Last week we had our second BIGOSA conference in Johannesburg. It was attended by about 45 breast specialists: the majority were from South Africa. Our guest was Prof David Cameron from Edinburgh. He gave 2 talks. The first was on the controversial issue of breast cancer screening in the UK. He was one of the contributors to the Marmot report and discussed the pros and cons of a mass screening programme. The report is summarised in the Lancet.
I will highlight a couple of facts that illustrate the dilemma of whether mass screening is the way to go:
If 10 000 women, in the UK, between the age of 50-70 are screened for 20 years 43 cancer deaths will be prevented but 129 women will get treated for a cancer that would not have killed them: they would have died of something else first. Simply put, one cancer death will be prevented for every 3 women who are treated for a screen detected breast cancer.
His second talk looked at the cost of new cancer drugs. He posed the question "Can we afford to use new (expensive) drugs to treat breast cancer? Can we afford not to use them?" His talk highlighted the cost to society of a women with breast cancer. It is a cost that government forgets when they are deciding on health policy.

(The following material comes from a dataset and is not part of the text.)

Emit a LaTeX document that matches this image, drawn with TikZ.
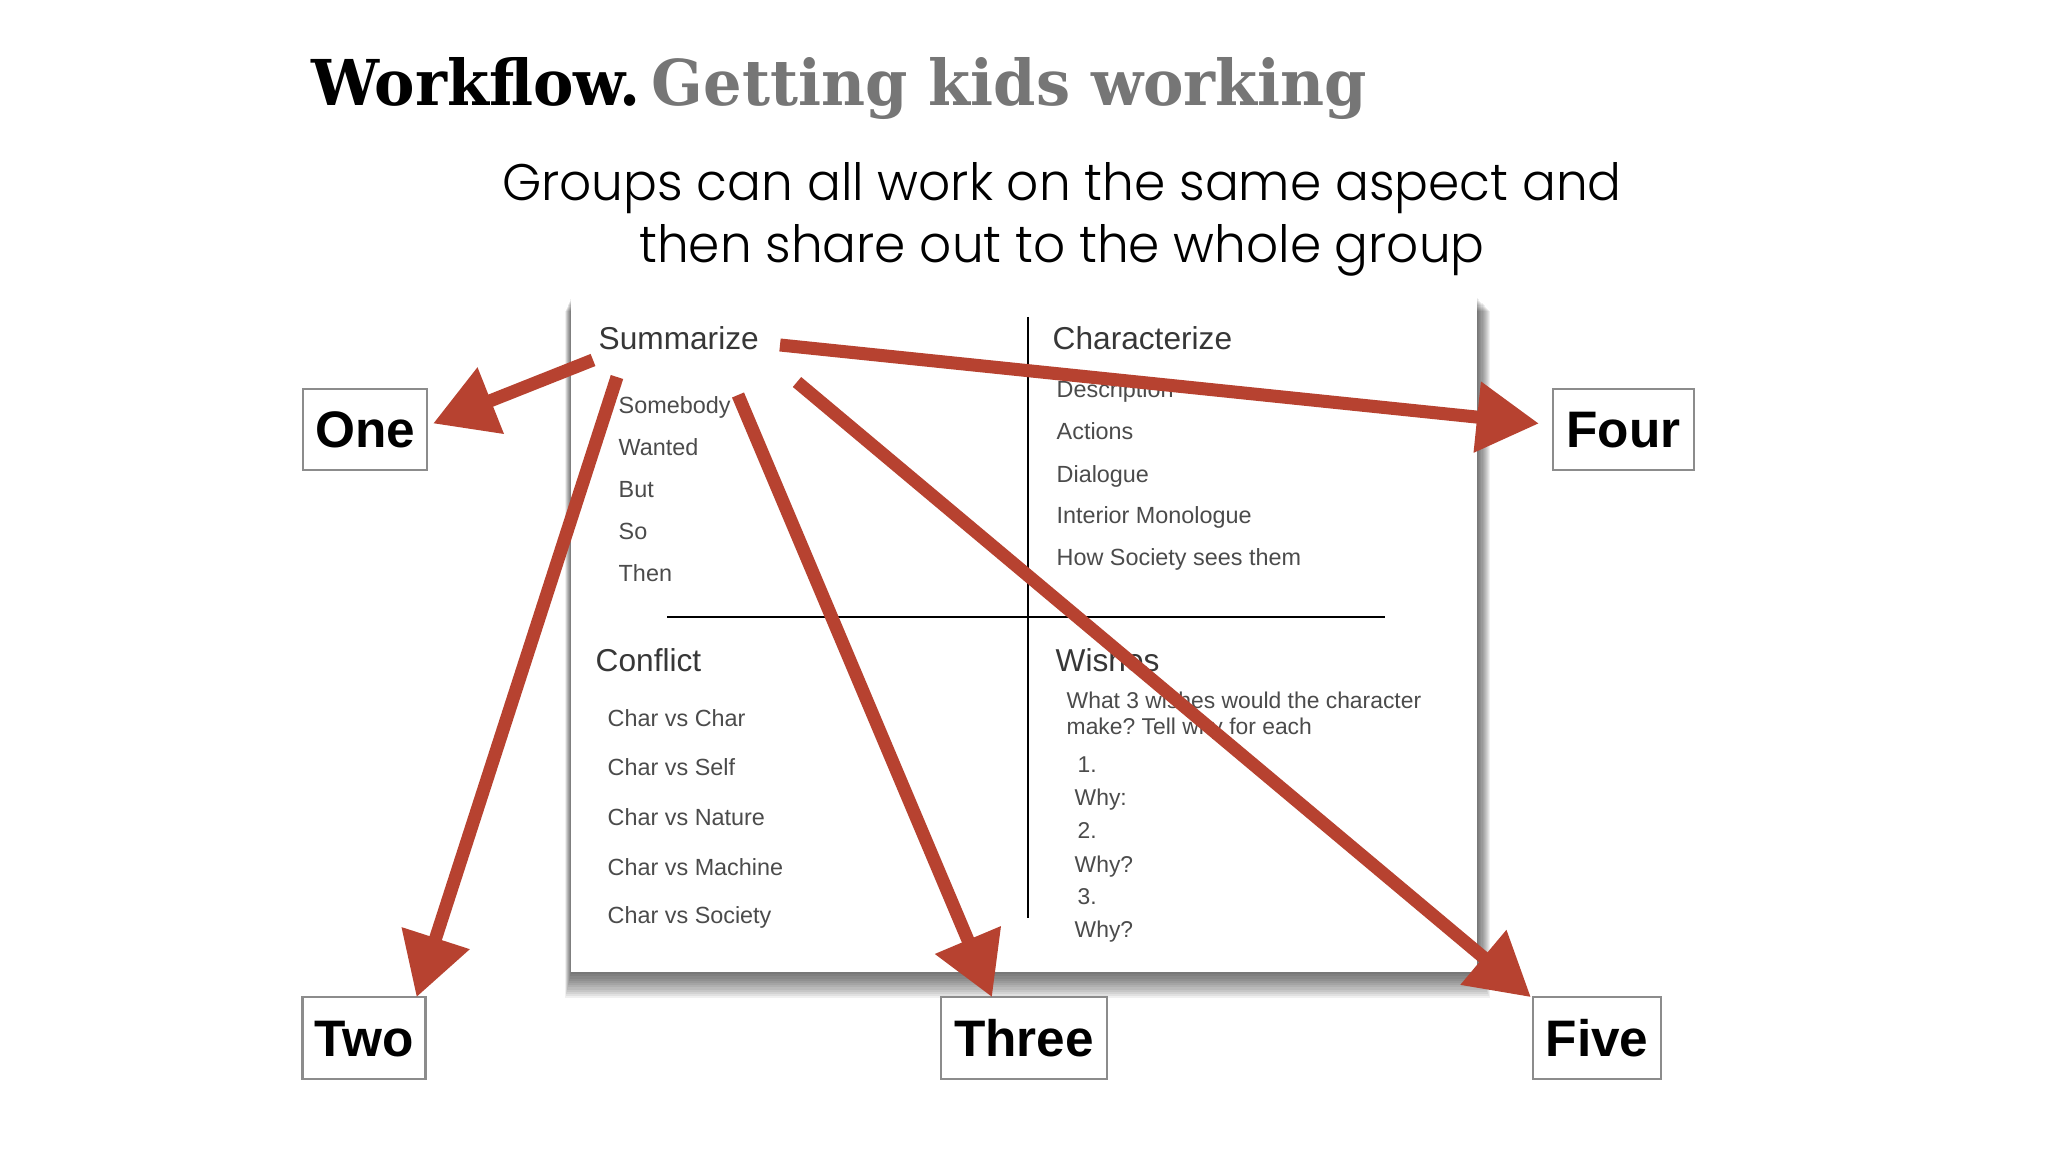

Both are difficult debates.
The conference is a mixture of invited speakers and specialists talking about their research. There is a prize for the best paper and that was won by Dr Murugan from Chris Hani Baragwanath Hospital. Her paper was entitled: "Can breast cancer in our public sector be downstaged in the pre screening era. Experiences from CHB hospital" Congratulations to the breast team at CHBH for their excellent presentations.